Do your students create poster projects? Book reports? Research presentations? Oral presentation? Expand your project options by
incorporating Glogster! Glosgster is a web-based authoring environment where students can create multimedia posters incorporating text, visuals, audio, and video. Make the boring poster project come alive with multimedia!
Glogster
Glogster EDU
What is Glogster EDU?
Compare Glogster EDU Basic and Premium

Read more later...
Digital Posters: Composing with an online canvas
Glogster diigo group - explore resources and ideas that others have bookmarked for making glogs


Video Tutorials to Get Started


Glogster.com - Learn the Basics (8:31)- from the staff of Glogster


Creating a Glog (10:47)



Sample Glogs

The embedded glogs below are scaled to 50% to fit within the wiki - click the link to see the full size glog














Birth of America (has audio that plays)
Ethics and The Giver

Here is a collaborative project of glogs from around the world: Greetings from the World(note - there is a sound file that automatically plays upon loading this website)

GeoGlogs is an elementary collaborative glog project just getting started!

Browse Glogs by category.

Creating a glog!

What is your style?
1. You can go to Glogster and just start creating.
2. You can look at these Glogster Tools and other training glogs
3. Like step-by-step? Open this document that describes how to register at Glogster EDU along with step by step instructions! pages 1-4 are setting up your account screenshots, pages 4-11 are how to create a glog.

Your task
1. Open the above document and follow the instructions to register at Glogster EDU
2. Create a Glog including text, graphics, images, and perhaps links and video, save it, and post the URL to your glog in the chat window so we can all see it.
3. Think about what glogs your students can create.

Check our resource page about locating copyright available images!

How to resize for embedding

edit the embed code scale and width:
  • scale=”100″ means 100%, that is full size. Change the value to 50 for a half size Glog
  • width=”960″ and height=”1300″ are the width and height in pixels of the Glog

Original:
<iframe src=http://edu.glogster.com/glog.php?glog_id=12850921&scale=100" width="960" height="1300" frameborder="0" scrolling="no" marginheight="0" marginwidth="0" style="overflow: hidden;"></iframe>

Edited:
<iframe src="http://edu.glogster.com/glog.php?glog_id=12850921&scale=50" width="480" height="650" frameborder="0" scrolling="no" marginheight="0" marginwidth="0" style="overflow: hidden;"></iframe>


Thoughts for in the Classroom

(adapted from http://cnx.org/content/m35838/latest/)

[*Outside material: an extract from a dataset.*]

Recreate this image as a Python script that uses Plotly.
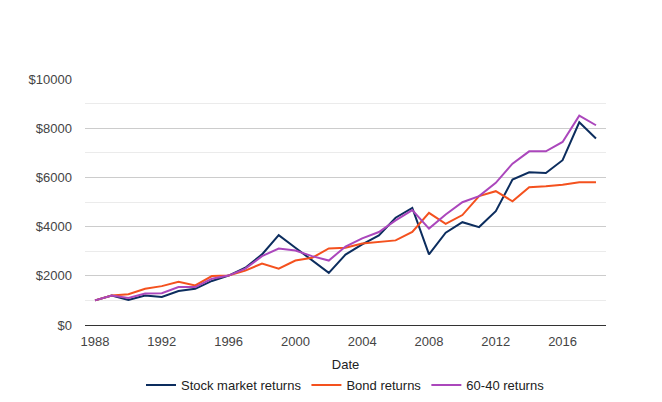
import plotly.graph_objects as go

# Годы и значения серий
years = list(range(1988, 2019))

stock = [1000, 1200, 1020, 1200, 1140, 1380, 1470, 1790, 2010, 2330,
         2870, 3650, 3140, 2620, 2120, 2860, 3280, 3640, 4360, 4760,
         2870, 3750, 4180, 3980, 4630, 5910, 6210, 6180, 6700, 8240,
         7580]

bonds = [1000, 1200, 1250, 1470, 1580, 1760, 1610, 1990, 2010, 2210,
         2500, 2290, 2620, 2730, 3110, 3140, 3310, 3380, 3440, 3780,
         4560, 4110, 4470, 5240, 5440, 5030, 5600, 5640, 5700, 5800,
         5800]

mix_60_40 = [1000, 1200, 1100, 1280, 1290, 1540, 1540, 1880, 2010, 2290,
             2800, 3110, 3030, 2800, 2620, 3190, 3520, 3780, 4250, 4670,
             3920, 4490, 4990, 5240, 5780, 6560, 7060, 7060, 7440, 8510,
             8120]

series = [
    ('Stock market returns', stock, '#0c2d5e'),
    ('Bond returns', bonds, '#f4511e'),
    ('60-40 returns', mix_60_40, '#ab47bc'),
]

y_ticks = [0, 2000, 4000, 6000, 8000, 10000]
y_labels = ['$' + str(v) for v in y_ticks]
x_ticks = [1988, 1992, 1996, 2000, 2004, 2008, 2012, 2016]

fig = go.Figure()

for name, values, color in series:
    fig.add_trace(go.Scatter(x=years, y=values, mode='lines', name=name,
                             line=dict(color=color, width=2)))

# страница сдвигает график на 8px (отступ body), поэтому поля уменьшены
fig.update_layout(
    width=654, height=394,
    margin=dict(l=77, r=56, t=71, b=77, autoexpand=False),
    paper_bgcolor='white', plot_bgcolor='white',
    font=dict(family='Liberation Sans, Arial', size=13, color='#444444'),
    xaxis=dict(
        range=[1987.4, 2018.6],
        tickvals=x_ticks,
        showgrid=False, zeroline=False,
        showline=True, linecolor='#333333', linewidth=1,
        ticks='', ticklabelstandoff=4,
        title=dict(text='Date', font=dict(size=13, color='#222222'), standoff=12),
    ),
    yaxis=dict(
        range=[0, 10000],
        tickvals=y_ticks, ticktext=y_labels,
        showgrid=True, gridcolor='#cccccc', gridwidth=1,
        minor=dict(dtick=1000, showgrid=True, gridcolor='#ebebeb', gridwidth=1),
        zeroline=False, ticks='', ticklabelstandoff=12,
    ),
    legend=dict(
        orientation='h', x=0.5, xanchor='center', y=-0.244, yanchor='middle',
        font=dict(size=13, color='#222222'), itemwidth=30,
    ),
)

fig.write_html("out.html")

•User-friendly, the learning curve is very low.
•Have students brainstorm the type of content they could put on their glog and gather resources prior to creating glog
•Multi-sensory- students and teachers can portray information visually, with sound, and with words, helping those who learn differently.
•The glogs are saved and can be used for review or added on to.
•The glogs can be posted onto webpages or blogs to show other students, parents, or the world.
•Teachers can view their students work anytime and provide feedback during the creative process.
•Students can log on from home and continue their work
•Enhances students creativity and motivation.
•Students can collaborate.
•It is easy to embed student-created content from other places (YouTube, Inspiration, etc).
•Students can get distracted by all of the elements causing them to focus more on aesthics than content - may want to think about what makes for good design.
•Technology glitches can cause “lost” projects.
•A lot of computing power is needed- if your network is slow, Glogster will be tough to run.
•Be sure to use Glogster EDU. Regular Glogster functions the same way, but the pictures and images used are not regulated. Some may be inappropriate for school use.
•Be sure to give students time to play around with the program or create a mini glog before giving them a full project. If you do not, most will get too distracted by the graphics and not have much content.
•Use a glog like a poster- have your students orally explain their choices. This makes color choices and layout even more important to the student. Let students talk about their glogs and ideas- a discussion will create more learning oppurtunitites.
•Modeling your own glogs is a good way to show students how to use the space, what kinds of content can be used, and spark creativity. Create an assignment sheet or a model of what students will be doing.